Frequently Asked Questions (FAQ’s)

Can an existing partnership firm be converted to LLP?

Yes, an existing partnership firm can be converted into LLP by complying with the Provisions of the LLP Act.

Can an existing company be converted to LLP?

Yes, any existing private company or existing unlisted public company can be converted into LLP by complying with the Provisions of the LLP Act.

Can LLP give any other address (besides its registered office) for the purpose of receiving communication from Registrar?

LLP shall have option to declare one more address within the jurisdiction of same ROC (other than the registered office) for getting statutory notices/letters etc. from Registrar.
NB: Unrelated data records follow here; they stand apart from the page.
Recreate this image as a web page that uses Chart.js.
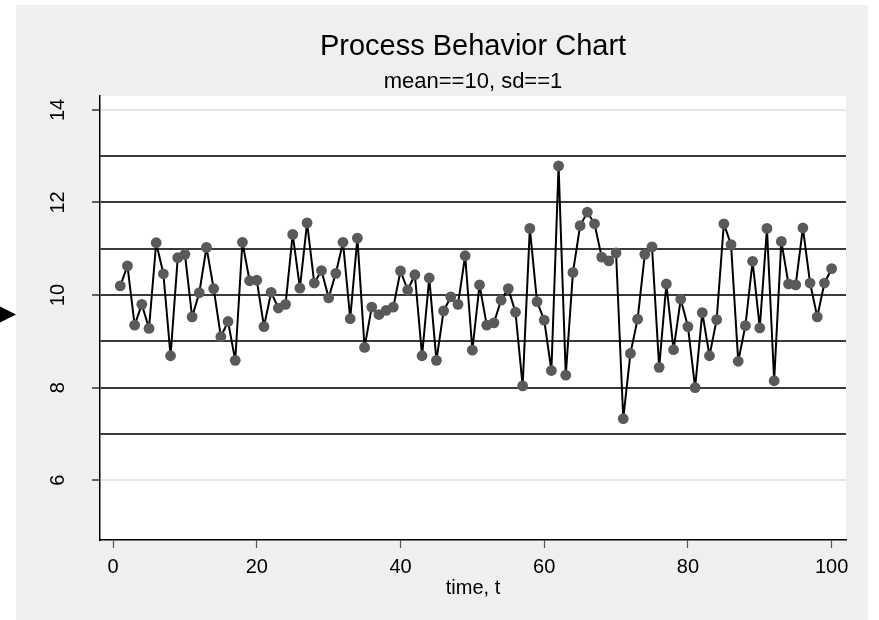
<!DOCTYPE html>
<html><head><meta charset="utf-8">
<script src="https://cdn.jsdelivr.net/npm/chart.js@4.4.1/dist/chart.umd.min.js"></script>
<style>html,body{margin:0;padding:0;background:#fff;} canvas{display:block;}</style>
</head><body>
<canvas id="c" width="879" height="620"></canvas>
<script>
const chartTitle = 'Process Behavior Chart';
const chartSubtitle = 'mean==10, sd==1';
const xAxisTitle = 'time, t';
const times = [1,2,3,4,5,6,7,8,9,10,11,12,13,14,15,16,17,18,19,20,
21,22,23,24,25,26,27,28,29,30,31,32,33,34,35,36,37,38,39,40,
41,42,43,44,45,46,47,48,49,50,51,52,53,54,55,56,57,58,59,60,
61,62,63,64,65,66,67,68,69,70,71,72,73,74,75,76,77,78,79,80,
81,82,83,84,85,86,87,88,89,90,91,92,93,94,95,96,97,98,99,100];
const values = [10.20,10.63,9.35,9.80,9.28,11.13,10.46,8.69,10.81,10.88,
9.53,10.05,11.03,10.14,9.10,9.43,8.59,11.14,10.31,10.32,
9.32,10.06,9.72,9.80,11.31,10.15,11.56,10.26,10.53,9.94,
10.47,11.14,9.49,11.23,8.87,9.74,9.58,9.67,9.74,10.52,
10.11,10.44,8.69,10.37,8.59,9.66,9.96,9.80,10.85,8.81,
10.22,9.35,9.40,9.89,10.14,9.63,8.04,11.44,9.86,9.46,
8.37,12.79,8.27,10.49,11.50,11.79,11.54,10.82,10.74,10.91,
7.33,8.74,9.48,10.88,11.04,8.44,10.24,8.82,9.91,9.32,
8.00,9.62,8.69,9.47,11.54,11.09,8.57,9.34,10.73,9.29,
11.44,8.15,11.16,10.24,10.22,11.45,10.26,9.53,10.26,10.57];
const xTickValues = [0,20,40,60,80,100];
const yTickValues = [6,8,10,12,14];
const controlLines = [7,8,9,10,11,12,13];
const xRange = [-1.82, 102.0];
const yRange = [4.71, 14.3];

const FONT = '"Liberation Sans", Arial, sans-serif';
const allYTicks = Array.from(new Set(yTickValues.concat(controlLines))).sort((a,b)=>a-b);

const decor = {
  id: 'decor',
  beforeDraw(chart) {
    const ctx = chart.ctx, a = chart.chartArea;
    ctx.save();
    ctx.fillStyle = '#ffffff';
    ctx.fillRect(0, 0, chart.width, chart.height);
    ctx.fillStyle = '#efefef';
    ctx.fillRect(16, 5, 852, 615);
    ctx.fillStyle = '#ffffff';
    ctx.fillRect(a.left, a.top, a.right - a.left, a.bottom - a.top);
    ctx.restore();
  },
  afterDraw(chart) {
    const ctx = chart.ctx, a = chart.chartArea;
    const xs = chart.scales.x, ys = chart.scales.y;
    const cx = (a.left + a.right) / 2;
    ctx.save();
    ctx.fillStyle = '#000';
    ctx.textAlign = 'center';
    ctx.textBaseline = 'alphabetic';
    ctx.font = '29px ' + FONT;
    ctx.fillText(chartTitle, cx, 55);
    ctx.font = '22px ' + FONT;
    ctx.fillText(chartSubtitle, cx, 88);
    ctx.font = '20px ' + FONT;
    xTickValues.forEach(v => ctx.fillText(String(v), xs.getPixelForValue(v), 572.5));
    ctx.fillText(xAxisTitle, cx, 594);
    yTickValues.forEach(v => {
      ctx.save();
      ctx.translate(63.5, ys.getPixelForValue(v));
      ctx.rotate(-Math.PI / 2);
      ctx.fillText(String(v), 0, 0);
      ctx.restore();
    });
    // pointer marker at the left edge
    ctx.beginPath();
    ctx.moveTo(0, 306.5);
    ctx.lineTo(16, 314.5);
    ctx.lineTo(0, 322.5);
    ctx.closePath();
    ctx.fillStyle = '#000';
    ctx.fill();
    ctx.restore();
  }
};

new Chart(document.getElementById('c'), {
  type: 'line',
  data: {
    datasets: [{
      data: times.map((t, i) => ({x: t, y: values[i]})),
      borderColor: '#000000',
      borderWidth: 2,
      borderJoinStyle: 'round',
      borderCapStyle: 'round',
      tension: 0,
      pointRadius: 5.4,
      pointBackgroundColor: '#5a5a5a',
      pointBorderColor: '#5a5a5a',
      pointBorderWidth: 0,
      fill: false
    }]
  },
  options: {
    responsive: false,
    animation: false,
    devicePixelRatio: 1,
    layout: { padding: { left: 92, right: 33, top: 96, bottom: 72 } },
    plugins: { legend: { display: false }, title: { display: false }, tooltip: { enabled: false } },
    scales: {
      x: {
        type: 'linear',
        min: xRange[0], max: xRange[1],
        afterBuildTicks: s => { s.ticks = xTickValues.map(v => ({value: v})); },
        ticks: { display: false },
        grid: { drawOnChartArea: false, drawTicks: true, tickLength: 8, tickColor: '#555', tickWidth: 1.2 },
        border: { display: true, color: '#000', width: 1.5 }
      },
      y: {
        type: 'linear',
        min: yRange[0], max: yRange[1],
        afterBuildTicks: s => { s.ticks = allYTicks.map(v => ({value: v})); },
        ticks: { display: false },
        grid: {
          drawOnChartArea: true, drawTicks: true, tickLength: 8, tickWidth: 1.2,
          color: c => (c.tick && controlLines.includes(c.tick.value)) ? '#3a3a3a' : '#e6e6e6',
          lineWidth: c => (c.tick && controlLines.includes(c.tick.value)) ? 2 : 2,
          tickColor: c => (c.tick && yTickValues.includes(c.tick.value)) ? '#000' : 'rgba(0,0,0,0)'
        },
        border: { display: true, color: '#000', width: 1.5 }
      }
    }
  },
  plugins: [decor]
});
</script>
</body></html>
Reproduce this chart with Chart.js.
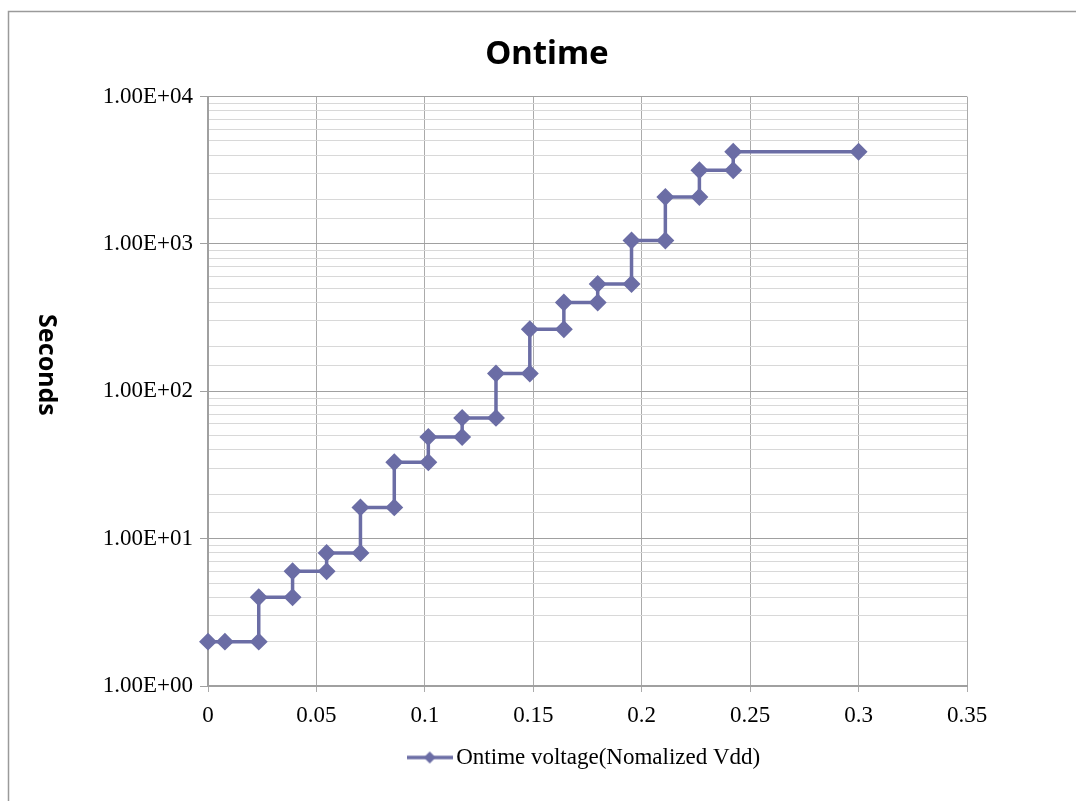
<!DOCTYPE html>
<html>
<head>
<meta charset="utf-8">
<title>Ontime</title>
<script src="https://cdn.jsdelivr.net/npm/chart.js@4/dist/chart.umd.min.js"></script>
<style>
  html, body { margin: 0; padding: 0; background: #fff; }
  canvas { display: block; }
</style>
</head>
<body>
<canvas id="ontimeChart" width="1076" height="801"></canvas>
<script>
// step points (x = normalized Vdd, y = seconds)
const voltage = [0, 0.0078, 0.0234, 0.0234, 0.039, 0.039, 0.0547, 0.0547, 0.0703, 0.0703,
  0.0859, 0.0859, 0.1016, 0.1016, 0.1172, 0.1172, 0.1328, 0.1328, 0.1484, 0.1484,
  0.1641, 0.1641, 0.1797, 0.1797, 0.1953, 0.1953, 0.2109, 0.2109, 0.2266, 0.2266,
  0.2422, 0.2422, 0.3];
const seconds = [2, 2, 2, 4, 4, 6, 6, 8, 8, 16.3, 16.3, 33, 33, 49, 49, 66, 66,
  132, 132, 264, 264, 400, 400, 535, 535, 1055, 1055, 2085, 2085, 3160, 3160, 4220, 4220];
const xTicks = [0, 0.05, 0.1, 0.15, 0.2, 0.25, 0.3, 0.35];
const yDecades = [1, 10, 100, 1000, 10000];

const seriesName = 'Ontime voltage(Nomalized Vdd)';
const lineColor = '#6b6da5';
const serif = '"Liberation Serif", "DejaVu Serif", serif';

function isDecade(v) {
  return yDecades.indexOf(v) !== -1;
}

function sciLabel(v) {
  const e = Math.round(Math.log10(v));
  return '1.00E+' + (e < 10 ? '0' + e : e);
}

// legend marker: a short line with a diamond in the middle
const legendMark = document.createElement('canvas');
legendMark.width = 46;
legendMark.height = 14;
(function () {
  const c = legendMark.getContext('2d');
  c.strokeStyle = lineColor;
  c.lineWidth = 3.5;
  c.beginPath();
  c.moveTo(0, 7);
  c.lineTo(46, 7);
  c.stroke();
  c.fillStyle = lineColor;
  c.beginPath();
  c.moveTo(23, 1);
  c.lineTo(29, 7);
  c.lineTo(23, 13);
  c.lineTo(17, 7);
  c.closePath();
  c.fill();
})();

// outer frame + rotated y title
const extras = {
  id: 'extras',
  afterDraw(chart) {
    const ctx = chart.ctx;
    ctx.save();
    ctx.strokeStyle = '#9a9a9a';
    ctx.lineWidth = 1.5;
    ctx.beginPath();
    ctx.moveTo(8.5, 801);
    ctx.lineTo(8.5, 11.5);
    ctx.lineTo(1076, 11.5);
    ctx.stroke();

    ctx.translate(46, 365);
    ctx.rotate(Math.PI / 2);
    ctx.fillStyle = '#000';
    ctx.font = 'bold 25px "Noto Sans", sans-serif';
    ctx.textAlign = 'center';
    ctx.textBaseline = 'middle';
    ctx.fillText('Seconds', 0, 0);
    ctx.restore();
  }
};

new Chart(document.getElementById('ontimeChart'), {
  type: 'scatter',
  data: {
    datasets: [{
      label: seriesName,
      data: voltage.map((x, i) => ({ x: x, y: seconds[i] })),
      showLine: true,
      clip: false,
      borderColor: lineColor,
      backgroundColor: lineColor,
      borderWidth: 3.5,
      pointStyle: 'rectRot',
      pointRadius: 6.5,
      pointHoverRadius: 6.5
    }]
  },
  options: {
    responsive: false,
    animation: false,
    devicePixelRatio: 1,
    layout: { padding: { left: 18, right: 0, top: 0, bottom: 22 } },
    plugins: {
      title: {
        display: true,
        text: 'Ontime',
        color: '#000',
        font: { family: '"Noto Sans", sans-serif', size: 33, weight: 'bold' },
        padding: { top: 35, bottom: 22 }
      },
      legend: {
        position: 'bottom',
        fullSize: false,
        labels: {
          color: '#000',
          font: { family: serif, size: 23 },
          usePointStyle: true,
          pointStyleWidth: 30,
          generateLabels: (chart) => [{
            text: seriesName,
            pointStyle: legendMark,
            fillStyle: lineColor,
            strokeStyle: lineColor,
            datasetIndex: 0
          }]
        },
        padding: 8
      },
      tooltip: { enabled: false }
    },
    scales: {
      x: {
        type: 'linear',
        min: 0,
        max: 0.35,
        afterBuildTicks: (scale) => { scale.ticks = xTicks.map(v => ({ value: v })); },
        afterFit: (scale) => { scale.height = 50; },
        ticks: {
          color: '#000',
          font: { family: serif, size: 23 },
          padding: 10,
          maxRotation: 0,
          callback: (v) => String(v)
        },
        grid: { color: '#ababab', tickColor: '#ababab', tickLength: 6, lineWidth: 1 },
        border: { display: true, color: '#a0a0a0', width: 2 }
      },
      y: {
        type: 'logarithmic',
        min: 1,
        max: 10000,
        afterFit: (scale) => { scale.width = 190; },
        ticks: {
          color: '#000',
          font: { family: serif, size: 23 },
          padding: 7,
          autoSkip: false,
          callback: (v) => isDecade(v) ? sciLabel(v) : ''
        },
        grid: {
          color: (c) => (c.tick && isDecade(c.tick.value)) ? '#a0a0a0' : '#d8d8d8',
          tickColor: (c) => (c.tick && isDecade(c.tick.value)) ? '#a0a0a0' : 'rgba(0,0,0,0)',
          tickLength: 8,
          lineWidth: 1
        },
        border: { display: true, color: '#a0a0a0', width: 2 }
      },
      // empty box on the right keeps the plot narrower than the title row
      spacer: {
        type: 'linear',
        position: 'right',
        afterFit: (scale) => { scale.width = 109; },
        ticks: { display: false },
        grid: { display: false, drawTicks: false },
        border: { display: false }
      }
    }
  },
  plugins: [extras]
});
</script>
</body>
</html>
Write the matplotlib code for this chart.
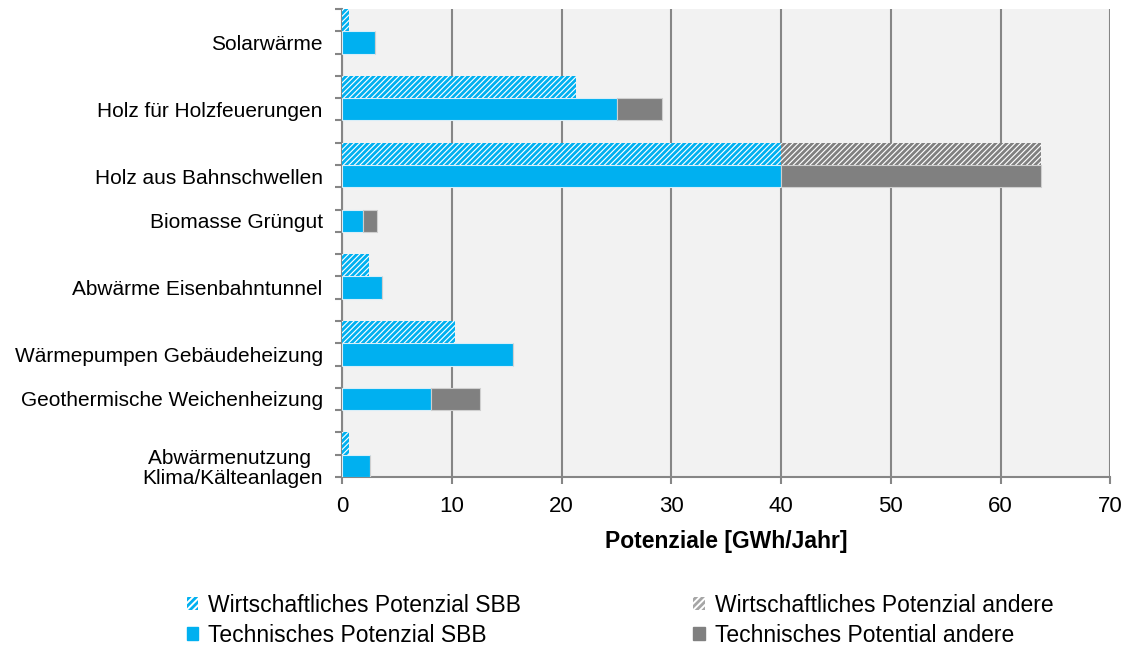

How can a person become partner of an LLP?

Persons, who subscribed to the “Incorporation Document” at the time of incorporation of LLP, shall be partners of LLP. Subsequent to incorporation, new partners can be admitted in the LLP as per conditions and requirements of LLP Agreement.

Whether any Annual Return would be required to be filed by an LLP?

Every LLP would be required to file Annual Return with ROC. A duly authenticated Annual Return in e- Form-11, is to be filed with the Registrar, together with the prescribed fee, within a period of 60 days from the closure of every financial year.